Aims. The different groups of objects can be expected to have different structural signatures in high-angular-resolution data, related to gaps, dust settling, and flaring. We aim to use such data to gain new insight into disk structure and evolution.
Methods. Over the past 10 years, the MIDI instrument on the Very Large Telescope Interferometer has collected observations of several tens of protoplanetary disks. We modeled the large set of observations with simple geometric models and compared the characteristic sizes among the different objects. A population of radiative-transfer models was synthesized for interpreting the mid-infrared signatures.
Results. Objects with similar luminosities show very different disk sizes in the mid-infrared. This may point to an intrinsic diversity or could also hint at different evolutionary stages of the disks. Restricting this to the young objects of intermediate mass, we confirm that most group I disks are in agreement with being transitional (i.e., they have gaps). We find that several group II objects have mid-infrared sizes and colors that overlap with sources classified as group I, transition disks. This suggests that these sources have gaps, which has been demonstrated for a subset of them. This may point to an intermediate population between gapless and transition disks.
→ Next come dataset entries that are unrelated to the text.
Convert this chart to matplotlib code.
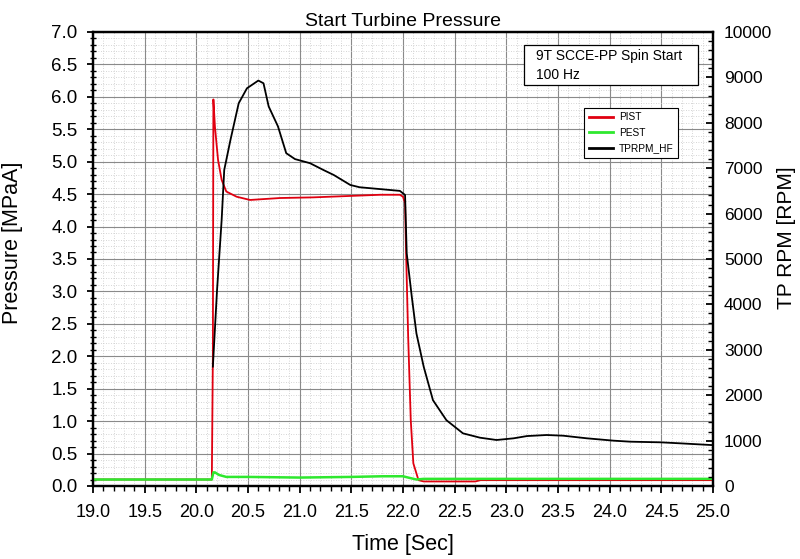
import matplotlib
matplotlib.use("Agg")
import matplotlib.pyplot as plt
from matplotlib.patches import Rectangle
from matplotlib.ticker import MultipleLocator, FormatStrFormatter

plt.rcParams['font.family'] = ['Liberation Sans', 'DejaVu Sans']

# ---- data ----
t_pist = [19.0, 20.15, 20.16, 20.165, 20.18, 20.21, 20.245, 20.29, 20.39, 20.52,
          20.81, 21.13, 21.455, 21.78, 21.97, 22.0, 22.02, 22.03, 22.05, 22.075,
          22.10, 22.15, 22.2, 22.7, 22.75, 25.0]
p_pist = [0.10, 0.10, 2.0, 5.96, 5.54, 5.03, 4.72, 4.54, 4.46, 4.41,
          4.44, 4.45, 4.47, 4.49, 4.49, 4.46, 4.36, 3.59, 2.30, 1.02,
          0.35, 0.09, 0.07, 0.07, 0.09, 0.09]

t_pest = [19.0, 20.15, 20.165, 20.18, 20.22, 20.29, 20.5, 21.0, 21.5, 21.8,
          22.0, 22.05, 22.13, 22.2, 25.0]
p_pest = [0.10, 0.10, 0.21, 0.21, 0.17, 0.14, 0.14, 0.13, 0.14, 0.15,
          0.15, 0.13, 0.10, 0.11, 0.11]

t_rpm = [20.16, 20.2, 20.245, 20.27, 20.33, 20.41, 20.49, 20.60, 20.65, 20.70,
         20.79, 20.87, 20.955, 21.10, 21.23, 21.33, 21.49, 21.58, 21.97, 22.02,
         22.036, 22.085, 22.13, 22.20, 22.29, 22.42, 22.58, 22.745, 22.905, 23.07,
         23.20, 23.39, 23.55, 23.78, 24.04, 24.20, 24.49, 24.68, 25.0]
rpm = [2630, 4300, 5860, 6960, 7620, 8430, 8760, 8930, 8870, 8360,
       7920, 7330, 7200, 7110, 6960, 6850, 6630, 6580, 6500, 6410,
       5125, 4170, 3360, 2630, 1890, 1450, 1160, 1064, 1013, 1050,
       1100, 1123, 1108, 1050, 998, 976, 962, 940, 900]

x_ticks = [19.0, 19.5, 20.0, 20.5, 21.0, 21.5, 22.0, 22.5, 23.0, 23.5, 24.0, 24.5, 25.0]
title = "Start Turbine Pressure"
note_lines = ["9T SCCE-PP Spin Start", "100 Hz"]

# ---- figure ----
fig = plt.figure(figsize=(8, 5.59), dpi=100)
ax = fig.add_axes([0.11625, 0.1306, 0.775, 0.8122])
ax2 = ax.twinx()

l1, = ax.plot(t_pist, p_pist, color='#e00010', lw=1.3, label='PIST', zorder=3)
l2, = ax.plot(t_pest, p_pest, color='#2ee82e', lw=1.8, label='PEST', zorder=4)
l3, = ax2.plot(t_rpm, rpm, color='black', lw=1.3, label='TPRPM_HF', zorder=3)

ax.set_xlim(19.0, 25.0)
ax.set_ylim(0.0, 7.0)
ax2.set_ylim(0, 10000)

ax.set_xticks(x_ticks)
ax.xaxis.set_major_formatter(FormatStrFormatter('%.1f'))
ax.xaxis.set_minor_locator(MultipleLocator(0.1))
ax.yaxis.set_major_locator(MultipleLocator(0.5))
ax.yaxis.set_major_formatter(FormatStrFormatter('%.1f'))
ax.yaxis.set_minor_locator(MultipleLocator(0.1))
ax2.yaxis.set_major_locator(MultipleLocator(1000))
ax2.yaxis.set_minor_locator(MultipleLocator(200))

ax.grid(which='major', color='#8a8a8a', lw=0.8, ls='-')
ax.grid(which='minor', color='#c8c8c8', lw=0.6, ls=(0, (1, 2)))
ax.set_axisbelow(True)

for a in (ax, ax2):
    for s in a.spines.values():
        s.set_linewidth(1.6)

ax.tick_params(axis='x', which='major', direction='out', length=5, width=1.3,
               labelsize=13, pad=8)
ax.tick_params(axis='x', which='minor', direction='out', length=3.5, width=1.0)
ax.tick_params(axis='y', which='major', direction='out', length=4.5, width=1.3,
               labelsize=13.5, pad=6.5)
ax.tick_params(axis='y', which='minor', direction='inout', length=5, width=1.0)
ax2.tick_params(axis='y', which='major', direction='in', length=5, width=1.3,
                labelsize=12.5, pad=8)
ax2.tick_params(axis='y', which='minor', direction='in', length=3.5, width=1.0)

ax.set_title(title, fontsize=14, pad=4)
ax.set_xlabel("Time [Sec]", fontsize=15.5, labelpad=9)
ax.set_ylabel("Pressure [MPaA]", fontsize=15.5)
ax2.set_ylabel("TP RPM [RPM]", fontsize=15)
ax.yaxis.set_label_coords(-0.113, 0.535)
ax2.yaxis.set_label_coords(1.103, 0.548)

# annotation box
ax2.add_patch(Rectangle((0.695, 0.883), 0.281, 0.088, transform=ax2.transAxes,
                        facecolor='white', edgecolor='black', lw=0.9, zorder=9))
ax2.text(0.7145, 0.946, note_lines[0], transform=ax2.transAxes, fontsize=10,
         va='center', ha='left', zorder=10)
ax2.text(0.7145, 0.906, note_lines[1], transform=ax2.transAxes, fontsize=10,
         va='center', ha='left', zorder=10)

leg = ax2.legend(handles=[l1, l2, l3], loc='upper left',
                 bbox_to_anchor=(0.792, 0.833), borderaxespad=0,
                 fontsize=7.3, fancybox=False, framealpha=1, edgecolor='black',
                 handlelength=2.4, handletextpad=0.6, labelspacing=0.55,
                 borderpad=0.45)
leg.get_frame().set_linewidth(0.8)
for h in leg.get_lines():
    h.set_linewidth(2.0)
leg.set_zorder(10)

fig.savefig("out.png", dpi=100)
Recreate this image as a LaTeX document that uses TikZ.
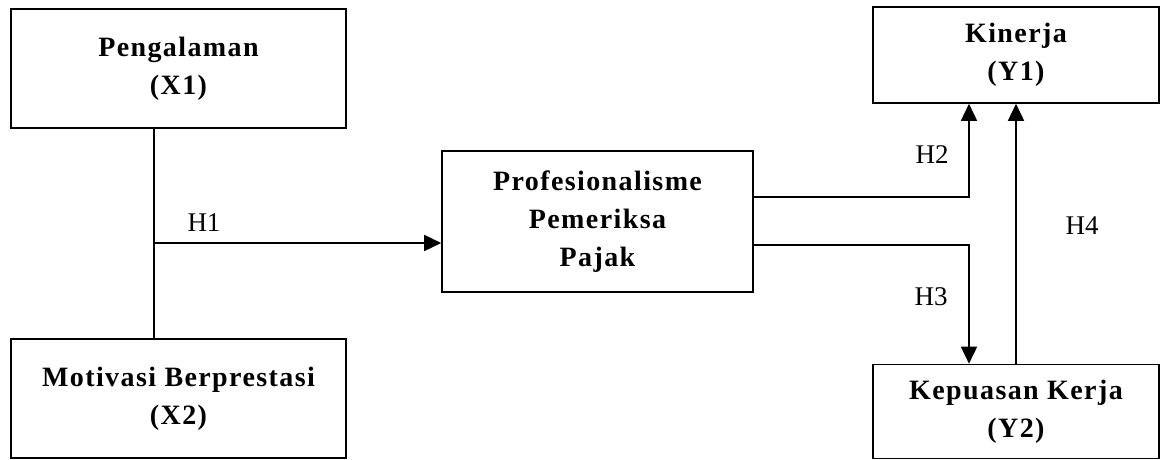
\documentclass[tikz,border=0pt]{standalone}
\usepackage{fontspec}
\setmainfont{Liberation Serif}
\newfontfamily\boxfont{Liberation Serif}[LetterSpace=5]
\usetikzlibrary{arrows.meta}
\begin{document}
\begin{tikzpicture}[x=1pt,y=-1pt,
  box/.style={draw, line width=1.6pt, inner sep=0pt, align=center,
    font=\boxfont\bfseries\fontsize{28}{38}\selectfont},
  conn/.style={line width=1.6pt},
  arr/.style={conn, -{Triangle[length=17pt,width=16pt]}},
  hlab/.style={font=\fontsize{27}{30}\selectfont, inner sep=0pt}]
\useasboundingbox (0,0) rectangle (1160,460);
\node[box, minimum width=335pt, minimum height=119pt] (x1) at (178.5,68.5) {Pengalaman\\(X1)};
\node[box, minimum width=335pt, minimum height=119pt] (x2) at (178.5,398.5) {Motivasi Berprestasi\\(X2)};
\node[box, minimum width=311pt, minimum height=141pt] (pp) at (597.5,221.5) {Profesionalisme\\Pemeriksa\\Pajak};
\node[box, minimum width=286pt, minimum height=96pt] (y1) at (1016,55) {Kinerja\\(Y1)};
\node[box, minimum width=286pt, minimum height=94pt] (y2) at (1016,411.5) {Kepuasan Kerja\\(Y2)};
\coordinate (j) at (154,243);
\coordinate (a2) at (969,197);
\coordinate (a3) at (969,245);
\draw[conn] (j |- x1.south) -- (j |- x2.north);
\draw[arr] (j) -- (j -| pp.west);
\draw[arr] (a2 -| pp.east) -- (a2) -- (a2 |- y1.south);
\draw[arr] (a3 -| pp.east) -- (a3) -- (a3 |- y2.north);
\draw[arr] (y2.north) -- (y1.south);
\node[hlab] (h1) at (204,223) {H1};
\node[hlab] (h2) at (932,155) {H2};
\node[hlab] (h3) at (931,297) {H3};
\node[hlab] (h4) at (1082,226) {H4};
\end{tikzpicture}
\end{document}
Conclusions. Flat disks with gaps are most likely descendants of flat disks without gaps. Potentially related to the formation of massive bodies, gaps may therefore even develop in disks in a far stage of grain growth and settling. The evolutionary implications of this new population could be twofold. Either gapped flat disks form a separate population of evolved disks or some of them may evolve further into flaring disks with large gaps. The latter transformation may be governed by the interaction with a massive planet, carving a large gap and dynamically exciting the grain population in the disk.